The ‘Radical Reinvention’ of Human Resources

Now is the time for a “radical reinvention of human resources,” declares a report from IBM’s Institute for Business Value.

Businesses are adapting to the rapidly and dramatically changing world, says the report, prefacing the findings and recommendations from a survey of more than 1,500 HR executives from a variety of industries.

How they engage with employees must also change. “Enterprises now must become inherently humanized, build engagement with remote employees, foster trust in uncertain times and cultivate a resilient, diverse workforce capable of facing whatever the future may hold.”

This, says the report, is HR 3.0.

HR thought leader Josh Bersin, who collaborated with IBM on the report, explains what that means in his introduction:

“Traditional HR 1.0 departments focus on compliance, administration, and highly efficient service delivery.
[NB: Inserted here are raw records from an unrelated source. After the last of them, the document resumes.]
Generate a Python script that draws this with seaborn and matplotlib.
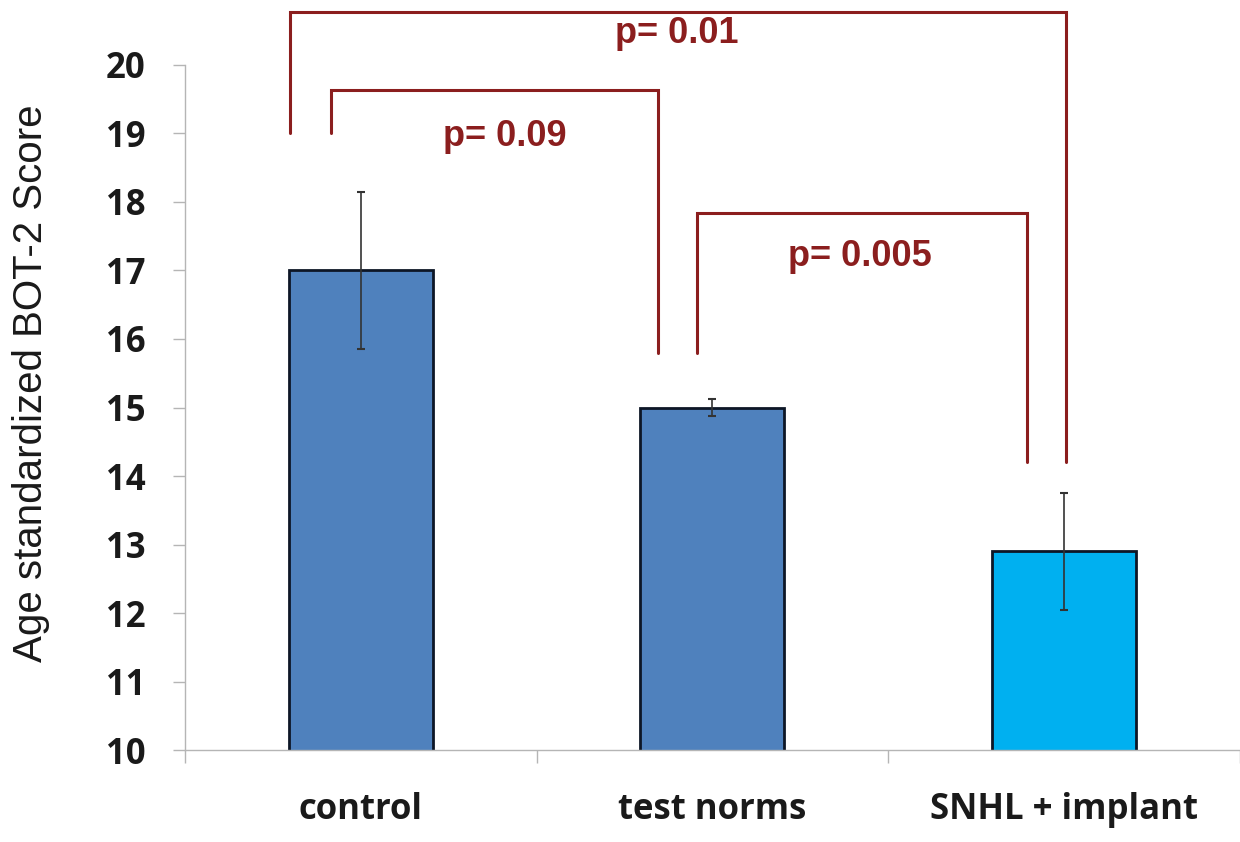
import numpy as np
import pandas as pd
import seaborn as sns
import matplotlib.pyplot as plt

# Données
groupes = ["control", "test norms", "SNHL + implant"]
scores = [17.0, 15.0, 12.9]
erreurs = [1.15, 0.12, 0.85]
couleurs = ["#4F81BD", "#4F81BD", "#00B0F0"]
p_valeurs = ["p= 0.01", "p= 0.09", "p= 0.005"]

df = pd.DataFrame({"groupe": groupes, "score": scores})

sns.set_style("white")
plt.rcParams['font.family'] = ['Liberation Sans', 'DejaVu Sans']

fig = plt.figure(figsize=(12.4, 8.42), dpi=100)
ax = fig.add_axes([0.149, 0.109, 0.851, 0.814])

sns.barplot(data=df, x="groupe", y="score", hue="groupe", palette=couleurs,
            legend=False, width=0.41, edgecolor="#0d1626", linewidth=2,
            saturation=1, ax=ax, errorbar=None)

# barres d'erreur
x_pos = [p.get_x() + p.get_width() / 2 for p in ax.patches]
ax.errorbar(x_pos, scores, yerr=erreurs, fmt="none", ecolor="#333333",
            elinewidth=1.2, capsize=3, capthick=1.5)

ax.set_ylim(10, 20)
ax.set_xlim(-0.5, 2.5)
ax.set_yticks(range(10, 21))
ax.set_xlabel("")
ax.set_ylabel("Age standardized BOT-2 Score", fontsize=29, color='#1a1a1a')
ax.yaxis.set_label_coords(-0.128, 0.535)

for lab in ax.get_yticklabels() + ax.get_xticklabels():
    lab.set_fontfamily(['Open Sans', 'DejaVu Sans'])
    lab.set_fontweight('bold')
    lab.set_fontsize(25)
    lab.set_color('#1a1a1a')

ax.tick_params(axis='y', length=9, color='#b5b5b5', width=1, pad=19, left=True)
ax.tick_params(axis='x', which='major', length=0, pad=30)
ax.set_xticks([-0.5, 0.5, 1.5, 2.5], minor=True)
ax.tick_params(axis='x', which='minor', length=9, color='#b5b5b5', width=1, bottom=True)

sns.despine(ax=ax, top=True, right=True)
for s in ["left", "bottom"]:
    ax.spines[s].set_color("#b5b5b5")
    ax.spines[s].set_linewidth(1)

# crochets de significativité
rouge = "#8B1E1E"
def crochet(x1, y1, x2, y2, haut, texte, tx, ty):
    ax.plot([x1, x1, x2, x2], [y1, haut, haut, y2], color=rouge, lw=2.2,
            clip_on=False, solid_joinstyle='miter')
    ax.text(tx, ty, texte, color=rouge, fontsize=26, fontweight='bold',
            ha='center', va='center')

crochet(-0.20, 19.0, 2.005, 14.2, 20.77, p_valeurs[0], 0.90, 20.45)
crochet(-0.085, 19.0, 0.845, 15.8, 19.64, p_valeurs[1], 0.41, 18.95)
crochet(0.955, 15.8, 1.895, 14.2, 17.84, p_valeurs[2], 1.42, 17.2)

fig.savefig("out.png", dpi=100)
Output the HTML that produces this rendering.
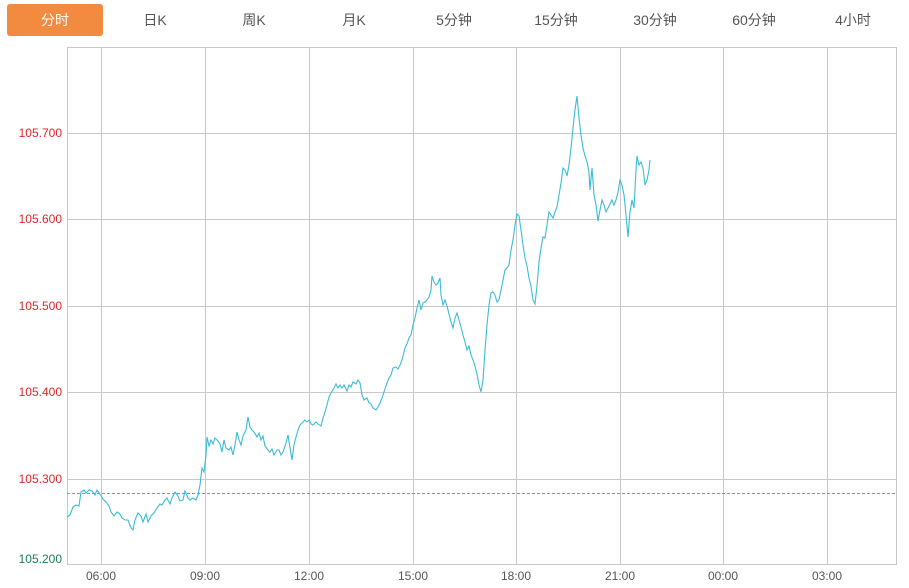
<!DOCTYPE html>
<html><head><meta charset="utf-8"><style>
body{margin:0;width:909px;height:588px;background:#fff;font-family:"Liberation Sans","Noto Sans CJK SC",sans-serif;overflow:hidden;position:relative}
.tab{position:absolute;top:4px;height:32px;line-height:32px;font-size:14px;color:#555;text-align:center;width:96px}
.on{background:#f28a3f;color:#fff;border-radius:3px}
</style></head><body>
<div class="tab on" style="left:7px">分时</div>
<div class="tab" style="left:107px">日K</div>
<div class="tab" style="left:206px">周K</div>
<div class="tab" style="left:306px">月K</div>
<div class="tab" style="left:406px">5分钟</div>
<div class="tab" style="left:508px">15分钟</div>
<div class="tab" style="left:607px">30分钟</div>
<div class="tab" style="left:706px">60分钟</div>
<div class="tab" style="left:805px">4小时</div>
<svg width="909" height="588" style="position:absolute;left:0;top:0" font-family="Liberation Sans,sans-serif" font-size="12">
<g stroke="#c8c8c8" stroke-width="1" fill="none">
<rect x="67.5" y="47.5" width="829" height="517"/>
<path d="M101.5 47V564M205.5 47V564M309.5 47V564M413.5 47V564M516.5 47V564M620.5 47V564M723.5 47V564M827.5 47V564"/>
<path d="M67 133.5H896M67 219.5H896M67 306.5H896M67 392.5H896M67 479.5H896"/>
</g>
<line x1="67" y1="493.5" x2="896" y2="493.5" stroke="#e8743b" stroke-dasharray="3,2" stroke-width="1"/>
<g fill="#e0262b" text-anchor="end">
<text x="62" y="137">105.700</text><text x="62" y="223">105.600</text><text x="62" y="310">105.500</text><text x="62" y="396">105.400</text><text x="62" y="483">105.300</text>
</g>
<text x="62" y="563" text-anchor="end" fill="#1f7a5a">105.200</text>
<g fill="#555" text-anchor="middle">
<text x="101" y="580">06:00</text><text x="205" y="580">09:00</text><text x="309" y="580">12:00</text><text x="413" y="580">15:00</text><text x="516" y="580">18:00</text><text x="620" y="580">21:00</text><text x="723" y="580">00:00</text><text x="827" y="580">03:00</text>
</g>
<polyline fill="none" stroke="#3bbcd6" stroke-width="1.1" points="67,517 70,515 73,507 76,505 79,506 81,492 84,490 86,493 89,490 92,491 95,495 97,490 100,494 103,499 106,502 109,506 111,512 114,516 117,512 120,514 122,518 125,520 128,520 131,528 133,530 135,520 138,513 141,516 143,522 146,514 148,522 151,516 154,513 157,508 160,504 162,505 165,500 167,498 170,504 172,498 175,492 178,496 180,501 183,500 185,491 188,498 190,500 193,498 196,500 198,495 200,485 202,468 204,472 206,455 207,437 209,446 211,440 213,444 215,438 218,441 220,444 222,452 224,440 226,448 229,450 231,447 233,455 235,445 237,432 239,440 241,445 243,436 246,430 248,417 250,427 252,430 254,432 257,437 259,433 261,440 263,436 265,446 268,450 270,452 272,449 274,455 277,450 279,450 281,455 283,452 286,443 288,435 290,448 292,460 294,445 296,437 298,430 300,425 302,423 305,420 307,422 309,420 311,424 313,425 316,422 318,424 321,426 323,418 325,412 327,405 329,397 331,393 334,388 336,384 338,388 340,385 342,388 344,385 347,391 349,385 351,387 353,382 356,384 358,380 360,383 362,395 364,400 367,398 369,403 371,404 373,408 376,410 378,407 380,403 382,398 385,389 387,383 389,378 391,375 393,368 396,367 398,369 400,365 402,360 405,348 407,344 409,338 411,335 413,325 415,318 417,308 419,300 421,310 423,303 425,302 427,300 429,297 431,290 432,276 434,282 436,285 438,283 440,278 441,295 443,305 445,300 447,306 449,314 451,322 453,328 455,318 457,313 459,320 461,327 463,335 465,342 467,350 469,346 471,355 473,360 475,366 477,374 479,385 481,392 483,380 485,350 487,325 489,305 491,293 493,292 495,295 497,302 499,300 501,290 503,280 505,270 507,268 509,265 511,250 513,240 515,225 517,214 519,216 521,230 523,245 525,258 527,266 529,278 531,286 533,300 535,304 537,286 539,262 541,248 543,237 545,238 547,225 549,212 551,215 553,218 555,212 557,207 559,195 561,183 563,168 565,170 567,176 569,165 571,148 573,128 575,110 577,96 579,118 581,135 583,148 585,156 587,162 589,172 590,190 592,168 594,195 596,205 598,221 600,210 602,200 604,205 606,212 608,208 610,204 612,200 614,205 616,200 618,192 620,180 622,185 624,195 626,215 628,237 630,212 632,200 634,208 636,170 637,156 639,165 641,162 643,168 645,185 647,180 649,170 650,160"/>
</svg>
</body></html>
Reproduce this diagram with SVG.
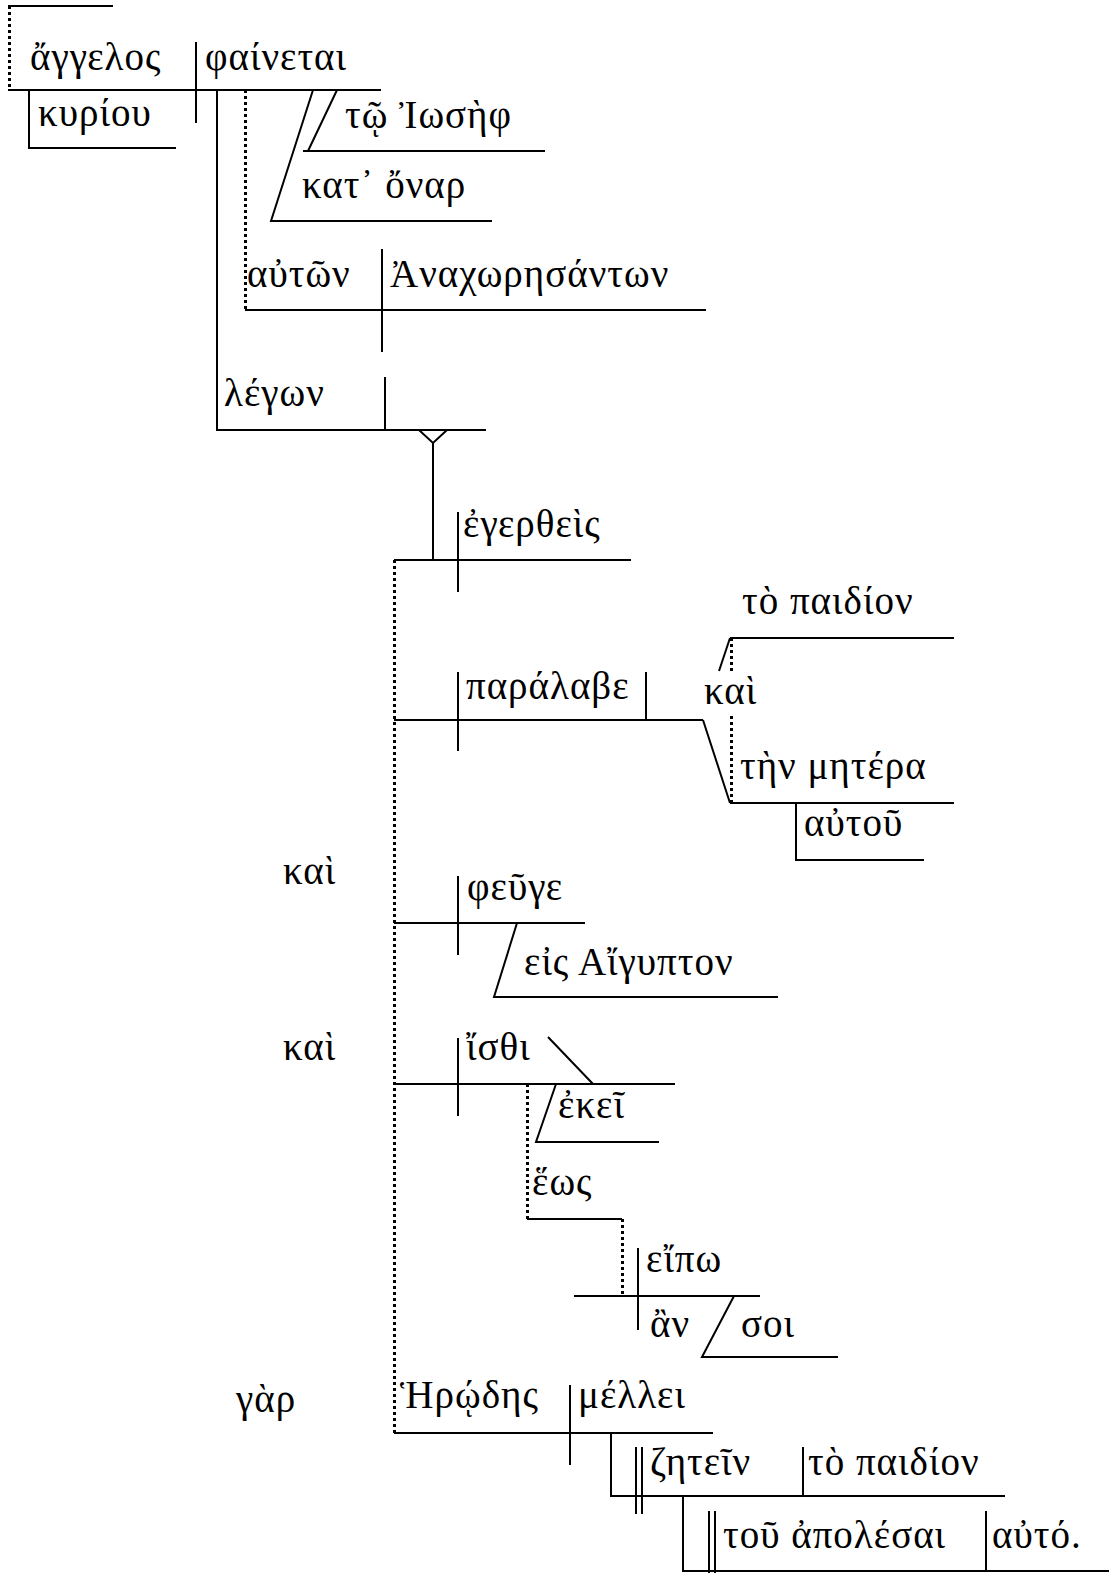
<svg xmlns="http://www.w3.org/2000/svg" width="1109" height="1573" viewBox="0 0 1109 1573">
<style>
.l{stroke:#000;stroke-width:2;fill:none}
.d{stroke:#000;stroke-width:3;fill:none;stroke-dasharray:3 3}
text{font-family:"Liberation Serif","DejaVu Serif",serif;font-size:39px;letter-spacing:1px;fill:#000}
</style>
<rect width="1109" height="1573" fill="#fff"/>
<g id="connectors">
<path class="l" d="M8,6H113"/>
<path class="d" d="M9.5,6V90"/>
<path class="l" d="M8,90H381"/>
<path class="l" d="M196,42V123"/>
<path class="l" d="M29,90V148H176"/>
<path class="l" d="M217,90V430H486"/>
<path class="d" d="M245.5,90V310"/>
<path class="l" d="M245,310H706"/>
<path class="l" d="M313,90L271,221H492"/>
<path class="l" d="M337,90L308,151M303,151H545"/>
<path class="l" d="M382,249V352"/>
<path class="l" d="M385,377V430"/>
<path class="l" d="M419,430L433,443L447,430M433,443V560"/>
<path class="l" d="M394,560H631M458,512V592"/>
<path class="d" d="M394.5,560V1433"/>
<path class="l" d="M394,720H703M458,672V751M646,672V720"/>
<path class="l" d="M703,720L730,803M719,671L730,638"/>
<path class="d" d="M731.5,638V671M731.5,716V803"/>
<path class="l" d="M730,638H954M730,803H954"/>
<path class="l" d="M796,803V860H924"/>
<path class="l" d="M394,923H585M458,876V955"/>
<path class="l" d="M517,923L494,997H778"/>
<path class="l" d="M394,1084H675M458,1038V1116M548,1037L593,1084"/>
<path class="l" d="M556,1084L536,1142H659"/>
<path class="d" d="M527.5,1084V1219"/>
<path class="l" d="M527,1219H622"/>
<path class="d" d="M622.5,1219V1296"/>
<path class="l" d="M574,1296H760M638,1248V1330"/>
<path class="l" d="M734,1296L702,1357H838"/>
<path class="l" d="M394,1433H713M570,1385V1465"/>
<path class="l" d="M611,1433V1496H1005M636,1447V1514M642,1447V1514M803,1447V1496"/>
<path class="l" d="M683,1496V1571H1109M709,1511V1573M715,1511V1573M986,1511V1571"/>
</g>
<g id="n-angelos"><text x="30" y="70">ἄγγελος</text></g>
<g id="n-phainetai"><text x="205" y="70">φαίνεται</text></g>
<g id="n-kyriou"><text x="38" y="126">κυρίου</text></g>
<g id="n-iosef"><text x="345" y="128">τῷ Ἰωσὴφ</text></g>
<g id="n-onar"><text x="302" y="198">κατ᾽ ὄναρ</text></g>
<g id="n-auton"><text x="247" y="287">αὐτῶν</text></g>
<g id="n-anachor"><text x="390" y="287">Ἀναχωρησάντων</text></g>
<g id="n-legon"><text x="224" y="406">λέγων</text></g>
<g id="n-egertheis"><text x="463" y="537">ἐγερθεὶς</text></g>
<g id="n-paralabe"><text x="466" y="699">παράλαβε</text></g>
<g id="n-paidion1"><text x="742" y="614">τὸ παιδίον</text></g>
<g id="n-kai1"><text x="704" y="704">καὶ</text></g>
<g id="n-metera"><text x="740" y="779">τὴν μητέρα</text></g>
<g id="n-autou"><text x="804" y="836">αὐτοῦ</text></g>
<g id="n-kai2"><text x="283" y="884">καὶ</text></g>
<g id="n-feuge"><text x="467" y="900">φεῦγε</text></g>
<g id="n-aigypton"><text x="524" y="975">εἰς Αἴγυπτον</text></g>
<g id="n-kai3"><text x="283" y="1060">καὶ</text></g>
<g id="n-isthi"><text x="466" y="1060">ἴσθι</text></g>
<g id="n-ekei"><text x="558" y="1118">ἐκεῖ</text></g>
<g id="n-heos"><text x="532" y="1195">ἕως</text></g>
<g id="n-eipo"><text x="646" y="1272">εἴπω</text></g>
<g id="n-an"><text x="650" y="1337">ἂν</text></g>
<g id="n-soi"><text x="741" y="1337">σοι</text></g>
<g id="n-gar"><text x="236" y="1412">γὰρ</text></g>
<g id="n-herodes"><text x="400" y="1408">Ἡρῴδης</text></g>
<g id="n-mellei"><text x="578" y="1408">μέλλει</text></g>
<g id="n-zetein"><text x="650" y="1475">ζητεῖν</text></g>
<g id="n-paidion2"><text x="808" y="1475">τὸ παιδίον</text></g>
<g id="n-apolesai"><text x="723" y="1548">τοῦ ἀπολέσαι</text></g>
<g id="n-auto"><text x="992" y="1548">αὐτό.</text></g>
</svg>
“HR 2.0 teams move toward integrated centers of excellence, and focus on training and empowering business partners to deliver solutions at the point of need.

“HR 3.0, which only 10 percent of companies have achieved, turns HR into an agile consulting organization, one that not only delivers efficient services, but also practices design thinking to push innovative solutions, cognitive tools, and transparency into the organization.”

HR 3.0 - blog.jpg

The report found substantial agreement among the surveyed executives on the key ingredients of HR 3.0, but uncertainty among them about how to evolve their operation. Providing that guidance is the essence of the report.

After studying multiple HR practices, Bersin and IBM identified 10 “Action Areas” drawn from what the most successful companies are doing. “Our analysis has identified ten priority Action Areas critical to the HR 3.0 model. The Action Areas span the breadth of the human resources function, in some cases wholly reinventing traditional people practices.”

These 10 are:

  1. Measure employee performance continuously and transparently
  2. Invest in the new role of leadership
  3. Build and apply capabilities in agile and design thinking
  4. Pay for performance — and skills — in a fair and transparent way
  5. Continuously build skills in the flow of work
  6. Design intentional experiences for employees
  7. Modernize your HR technology portfolio
  8. Apply data-driven insights
  9. Reorient and reskill your HR business partners
  10. Source talent strategically

Though few companies are on the path to 3.0, those that don’t begin to evolve will be left behind.

“Even as leading companies transform their HR model, it’s clear HR 3.0 is not a destination, just a way station. The world is changing too quickly to allow even a hint of complacency,” the report concludes.

“As we continue to face unprecedented opportunities to build better businesses and a much better world, an HR 4.0 will evolve as a model to help us keep doing just that.”